Der Oldie hätte sogar noch weitere Spiele für Florian Leschnik in der Spielzeit 2011/12 bestreiten sollen. Doch zwei Tage später erlitt er einen schweren Arbeitsunfall. „Mir ist ein Teil mit einem Gewicht von eineinhalb Tonnen auf den Fuß gefallen. So etwas halten die Knochen nicht aus“, so Niemeyer. Mit einem Schien- und Wadenbeinbruch sowie einem Bruch des Mittelfußes kam Niemeyer fast noch glimpflich davon. Das Kapitel im Herrenteam war damit aber endgültig geschlossen. Vor drei Jahren hängte Helmut Niemeyer seine Fußballstiefel dann endgültig nach einem letzten Einsatz in der Bokeler Ü40 an den Nagel. „Ich hatte gerade in meiner neuen Firma angefangen, als ich mir einen Muskelfaserriss in der Wade zuzog“, berichtet der zweifache Großvater.

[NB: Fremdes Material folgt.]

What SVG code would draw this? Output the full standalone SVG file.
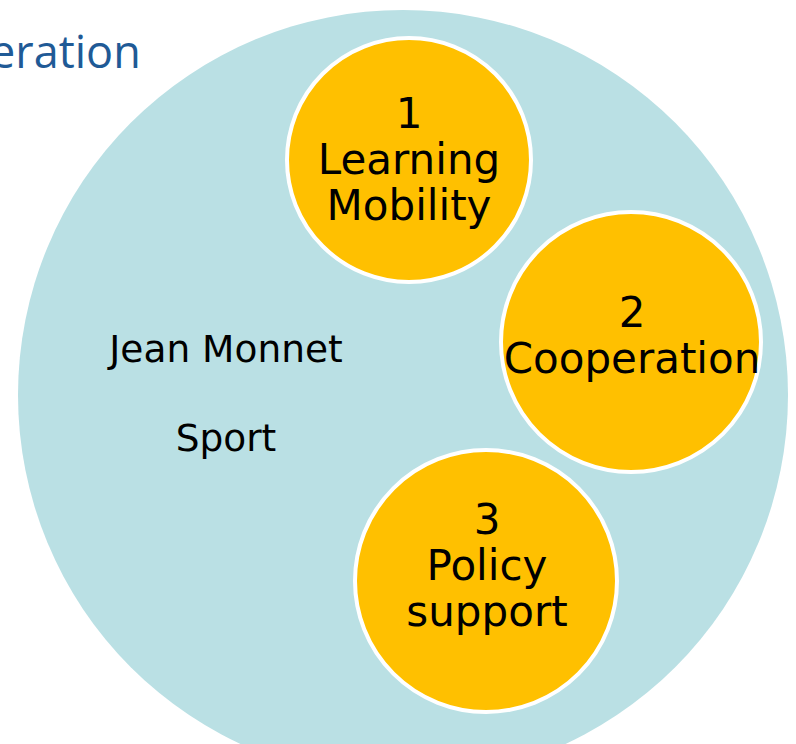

Also war definitiv Schluss mit Fußball.
Aus Helmut Niemeyer hätte aber auch noch ein ganz anderer Torwart werden können. Als er 14 Jahre alt war, wurde der Ur-Bokeler vom SV Werder Bremen zu einem Probetraining eingeladen. „Mein Cousin hat aber vergessen, mich dort hinzufahren“, bedauert der große Werder-Fan. Im Jahre 1979 habe er dann 10.000 DM für einen Wechsel zur SFL Bremerhaven angeboten bekommen. „Da ich aber zum 1. Januar 1980 zur Bundeswehr nach Goslar musste, wollte ich mir nicht nachsagen lassen, dass ich das Geld mitnehme und dann nicht regelmäßig trainieren kann“, erklärt Helmut Niemeyer. So blieb er Zeit seines Lebens seinem Heimatverein MTV Bokel treu und lief dabei immerhin in der Cuxhavener Kreisauswahl unter Coach Manfred Eps auf.

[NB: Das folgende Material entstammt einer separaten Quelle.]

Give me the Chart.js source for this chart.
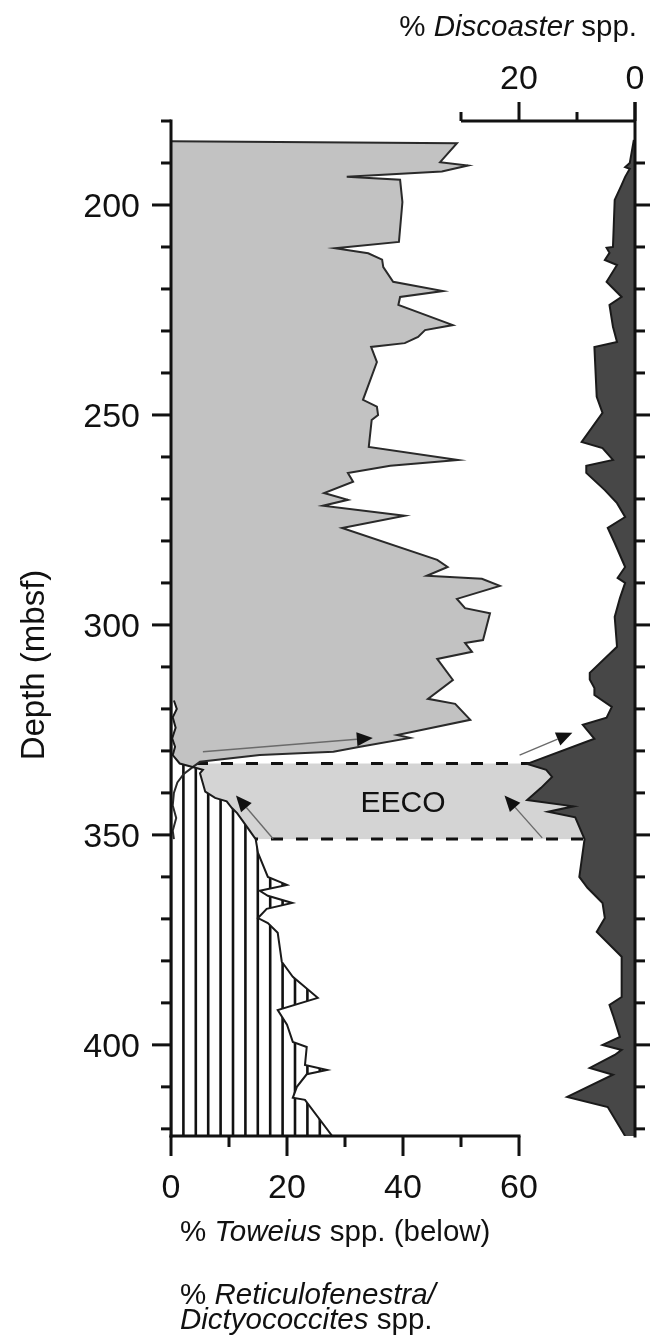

Für zwei Jahre übernahm Niemeyer auch als Trainer das zweite Bokeler Team, mit dem er in der Saison 2003/2004 Meister in der 3. Kreisklasse Cuxhaven wurde. Als Betreuerin fungierte damals seine Tochter Jennifer Niemeyer. Die 34-Jährige lebt heute mit ihrem Mann und ihren Kindern Henry (5) und Emma (3) in Krefeld. Für Helmut Niemeyer war das Bokeler Jubiläumsspiel im Jahre 1997 gegen eine Traditionsauswahl des SV Werder Bremen und Freunden mit Dieter Burdenski, Jonny Otten, Felix Magath und Manfred Kaltz vor knapp 2000 Zuschauern ein großes Highlight. Hier durfte Niemeyer anlässlich des 75-jährigen Bestehens des Klubs eine Halbzeit lang ran.

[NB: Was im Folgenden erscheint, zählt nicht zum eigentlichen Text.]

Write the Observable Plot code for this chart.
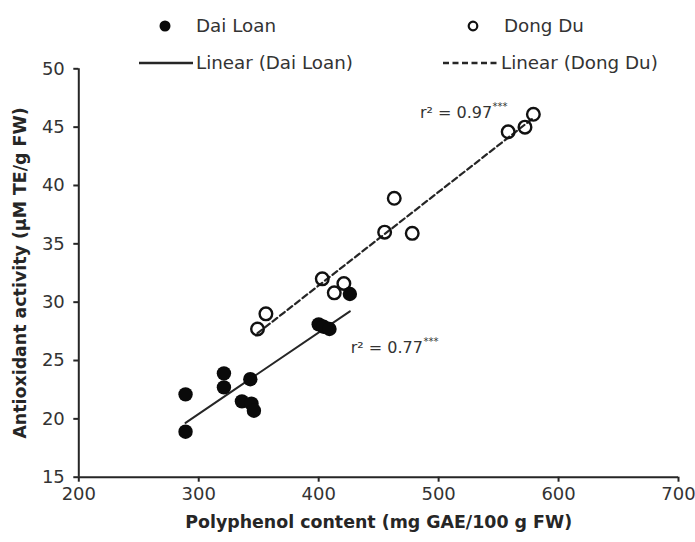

Bereits seit knapp 35 Jahren ist „Bobby“ Niemeyer auch als Platzwart des MTV Bokel im Einsatz. Vom derzeitigen MTV-Stammkeeper Joel Prehn ist er überzeugt: „Das ist ein richtig guter Torwart.“ Weshalb er eigentlich Torhüter geworden ist, wisse er nicht mehr so genau. „Wir haben immer auf dem damals etwa 6000 Quadratmeter großen Grundstück meiner Eltern gebolzt. Irgendjemand musste dabei ja auch ins Tor gehen“, lässt der Vize-Schützenkönig des SV Bokel aus dem Jahre 2000 wissen.
Helmut Niemeyer (60)
durchlief von frühester Jugend an bis zum Alter von 57 Jahren sämtliche Fußball-Mannschaften beim MTV Bokel und ist heute noch als Platzwart für den Verein tätig. Der gelernte Zimmermann arbeitet für ein auf Schwimmkräne spezialisiertes Unternehmen der Rönner Gruppe in Bremerhaven. Niemeyer lief viele Jahre in der Kreisauswahl des Landkreises Cuxhaven als Torwart auf und fungierte zudem zwei Jahre als Coach der zweiten Fußball-Herrenmannschaft des MTV. Der frühere Keeper ist mit Hilde Niemeyer verheiratet, mit der er die gemeinsame Tochter Jennifer (34) hat. „Jenny“ Niemeyer machte ihren Vater bereits zum zweifachen Großvater.
Der bejubelte Aufstieg oder ein tränenreicher Abstieg. Ein unvergessener Sieg oder die bittere Niederlage in letzter Sekunde. In unserer Serie „Das Spiel meines Lebens“ erinnern sich Sportlerinnen und Sportler an den größten Moment ihrer Laufbahn – ganz egal, ob positiv oder negativ.